> _Data extract_
★ ★ ★ ★ ★

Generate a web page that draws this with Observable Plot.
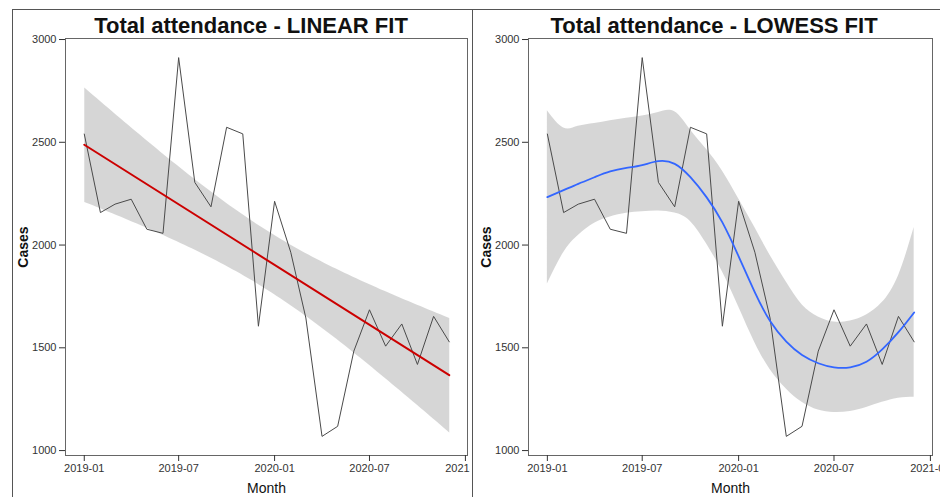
<!DOCTYPE html>
<html><head><meta charset="utf-8">
<script src="https://cdn.jsdelivr.net/npm/d3@7"></script>
<script src="https://cdn.jsdelivr.net/npm/@observablehq/plot@0.6"></script>
<style>
body{margin:0;background:#fff;font-family:"Liberation Sans",Arial,sans-serif;}
#wrap{position:relative;width:940px;height:497px;overflow:hidden;background:#fff}
.title{position:absolute;top:15px;font-weight:bold;font-size:22px;line-height:22px;color:#111;white-space:nowrap;transform:translateX(-50%);z-index:3}
.panel{position:absolute;top:30px;z-index:1}
.panel svg{display:block;overflow:hidden}
g[aria-label="y-axis label"] text{font-size:14px;font-weight:bold;fill:#111}
g[aria-label="x-axis label"] text{font-size:14px;fill:#111}
.rule{position:absolute;background:#555;z-index:2}
</style>
</head><body>
<div id="wrap">
  <div class="rule" style="left:12px;top:9px;width:928px;height:1px"></div>
  <div class="rule" style="left:12px;top:9px;width:1px;height:488px"></div>
  <div class="rule" style="left:472px;top:9px;width:1px;height:488px"></div>
  <div class="title" style="left:251px">Total attendance - LINEAR FIT</div>
  <div class="title" style="left:714px">Total attendance - LOWESS FIT</div>
  <div class="panel" id="left" style="left:0px"></div>
  <div class="panel" id="right" style="left:473px"></div>
</div>
<script>
const months = ["2019-01","2019-02","2019-03","2019-04","2019-05","2019-06","2019-07","2019-08","2019-09","2019-10","2019-11","2019-12",
                "2020-01","2020-02","2020-03","2020-04","2020-05","2020-06","2020-07","2020-08","2020-09","2020-10","2020-11","2020-12"];
const cases = [2540,2158,2199,2223,2077,2057,2912,2305,2186,2573,2541,1605,
               2213,1965,1645,1069,1118,1484,1685,1508,1616,1419,1653,1529];
const lowessFit = [2233,2267,2298,2330,2358,2375,2389,2408,2395,2330,2232,2110,
                   1945,1770,1630,1530,1465,1425,1405,1405,1432,1492,1576,1672];
const lowessLower = [1811,1963,2047,2106,2137,2155,2162,2166,2156,2115,2005,1870,
                     1700,1525,1395,1300,1235,1197,1185,1190,1210,1235,1255,1260];
const lowessUpper = [2654,2570,2578,2592,2605,2617,2628,2645,2648,2560,2465,2360,
                     2225,2085,1950,1820,1710,1650,1625,1630,1660,1720,1850,2085];
const xTicks = ["2019-01","2019-07","2020-01","2020-07","2021-01"];
const yTicks = [1000,1500,2000,2500,3000];
const xDomain = ["2018-11-26","2021-01-05"];
const yDomain = [976,3005];

const parseM = d3.utcParse("%Y-%m");
const parseD = d3.utcParse("%Y-%m-%d");
const data = months.map((m,i)=>({date: parseM(m), cases: cases[i], fit: lowessFit[i], lo: lowessLower[i], hi: lowessUpper[i]}));

function panel(width, ml, mr, marks){
  return Plot.plot({
    width, height: 467, marginLeft: ml, marginRight: mr, marginTop: 8, marginBottom: 42,
    style: {fontFamily: "'Liberation Sans', Arial, sans-serif", fontSize: "11px", color: "#333", background: "transparent", overflow: "hidden"},
    x: {type: "utc", domain: xDomain.map(parseD)},
    y: {domain: yDomain},
    marks: [
      ...marks,
      Plot.frame({stroke: "#666"}),
      Plot.axisX({ticks: xTicks.map(parseM), tickFormat: d3.utcFormat("%Y-%m"), tickSize: 6, tickPadding: 3,
                  label: "Month", labelAnchor: "center", labelOffset: 37, labelArrow: "none"}),
      Plot.axisY({ticks: yTicks, tickFormat: d3.format("d"), tickSize: 6, tickPadding: 3,
                  label: "Cases", labelAnchor: "center", labelOffset: 47, labelArrow: "none"})
    ]
  });
}

document.getElementById("left").append(panel(470, 65, 3, [
  Plot.linearRegressionY(data, {x: "date", y: "cases", ci: 0.95, stroke: "none", fill: "#999", fillOpacity: 0.4}),
  Plot.line(data, {x: "date", y: "cases", stroke: "#4a4a4a", strokeWidth: 1}),
  Plot.linearRegressionY(data, {x: "date", y: "cases", ci: 0, stroke: "#cc0000", strokeWidth: 2})
]));

document.getElementById("right").append(panel(467, 55, 8, [
  Plot.areaY(data, {x: "date", y1: "lo", y2: "hi", fill: "#999", fillOpacity: 0.4, curve: "natural"}),
  Plot.line(data, {x: "date", y: "cases", stroke: "#4a4a4a", strokeWidth: 1}),
  Plot.line(data, {x: "date", y: "fit", stroke: "#3366ff", strokeWidth: 1.8, curve: "natural"})
]));
</script>
</body></html>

★ ★ ★ ★ ★

> _The problem_
Set the data above down again exactly as given, with no pictures.

> _Solution for this task_
Generate a web page that draws this with Observable Plot.
<!DOCTYPE html>
<html><head><meta charset="utf-8">
<script src="https://cdn.jsdelivr.net/npm/d3@7"></script>
<script src="https://cdn.jsdelivr.net/npm/@observablehq/plot@0.6"></script>
<style>
body{margin:0;background:#fff;font-family:"Liberation Sans",Arial,sans-serif;}
#wrap{position:relative;width:940px;height:497px;overflow:hidden;background:#fff}
.title{position:absolute;top:15px;font-weight:bold;font-size:22px;line-height:22px;color:#111;white-space:nowrap;transform:translateX(-50%);z-index:3}
.panel{position:absolute;top:30px;z-index:1}
.panel svg{display:block;overflow:hidden}
g[aria-label="y-axis label"] text{font-size:14px;font-weight:bold;fill:#111}
g[aria-label="x-axis label"] text{font-size:14px;fill:#111}
.rule{position:absolute;background:#555;z-index:2}
</style>
</head><body>
<div id="wrap">
  <div class="rule" style="left:12px;top:9px;width:928px;height:1px"></div>
  <div class="rule" style="left:12px;top:9px;width:1px;height:488px"></div>
  <div class="rule" style="left:472px;top:9px;width:1px;height:488px"></div>
  <div class="title" style="left:251px">Total attendance - LINEAR FIT</div>
  <div class="title" style="left:714px">Total attendance - LOWESS FIT</div>
  <div class="panel" id="left" style="left:0px"></div>
  <div class="panel" id="right" style="left:473px"></div>
</div>
<script>
const months = ["2019-01","2019-02","2019-03","2019-04","2019-05","2019-06","2019-07","2019-08","2019-09","2019-10","2019-11","2019-12",
                "2020-01","2020-02","2020-03","2020-04","2020-05","2020-06","2020-07","2020-08","2020-09","2020-10","2020-11","2020-12"];
const cases = [2540,2158,2199,2223,2077,2057,2912,2305,2186,2573,2541,1605,
               2213,1965,1645,1069,1118,1484,1685,1508,1616,1419,1653,1529];
const lowessFit = [2233,2267,2298,2330,2358,2375,2389,2408,2395,2330,2232,2110,
                   1945,1770,1630,1530,1465,1425,1405,1405,1432,1492,1576,1672];
const lowessLower = [1811,1963,2047,2106,2137,2155,2162,2166,2156,2115,2005,1870,
                     1700,1525,1395,1300,1235,1197,1185,1190,1210,1235,1255,1260];
const lowessUpper = [2654,2570,2578,2592,2605,2617,2628,2645,2648,2560,2465,2360,
                     2225,2085,1950,1820,1710,1650,1625,1630,1660,1720,1850,2085];
const xTicks = ["2019-01","2019-07","2020-01","2020-07","2021-01"];
const yTicks = [1000,1500,2000,2500,3000];
const xDomain = ["2018-11-26","2021-01-05"];
const yDomain = [976,3005];

const parseM = d3.utcParse("%Y-%m");
const parseD = d3.utcParse("%Y-%m-%d");
const data = months.map((m,i)=>({date: parseM(m), cases: cases[i], fit: lowessFit[i], lo: lowessLower[i], hi: lowessUpper[i]}));

function panel(width, ml, mr, marks){
  return Plot.plot({
    width, height: 467, marginLeft: ml, marginRight: mr, marginTop: 8, marginBottom: 42,
    style: {fontFamily: "'Liberation Sans', Arial, sans-serif", fontSize: "11px", color: "#333", background: "transparent", overflow: "hidden"},
    x: {type: "utc", domain: xDomain.map(parseD)},
    y: {domain: yDomain},
    marks: [
      ...marks,
      Plot.frame({stroke: "#666"}),
      Plot.axisX({ticks: xTicks.map(parseM), tickFormat: d3.utcFormat("%Y-%m"), tickSize: 6, tickPadding: 3,
                  label: "Month", labelAnchor: "center", labelOffset: 37, labelArrow: "none"}),
      Plot.axisY({ticks: yTicks, tickFormat: d3.format("d"), tickSize: 6, tickPadding: 3,
                  label: "Cases", labelAnchor: "center", labelOffset: 47, labelArrow: "none"})
    ]
  });
}

document.getElementById("left").append(panel(470, 65, 3, [
  Plot.linearRegressionY(data, {x: "date", y: "cases", ci: 0.95, stroke: "none", fill: "#999", fillOpacity: 0.4}),
  Plot.line(data, {x: "date", y: "cases", stroke: "#4a4a4a", strokeWidth: 1}),
  Plot.linearRegressionY(data, {x: "date", y: "cases", ci: 0, stroke: "#cc0000", strokeWidth: 2})
]));

document.getElementById("right").append(panel(467, 55, 8, [
  Plot.areaY(data, {x: "date", y1: "lo", y2: "hi", fill: "#999", fillOpacity: 0.4, curve: "natural"}),
  Plot.line(data, {x: "date", y: "cases", stroke: "#4a4a4a", strokeWidth: 1}),
  Plot.line(data, {x: "date", y: "fit", stroke: "#3366ff", strokeWidth: 1.8, curve: "natural"})
]));
</script>
</body></html>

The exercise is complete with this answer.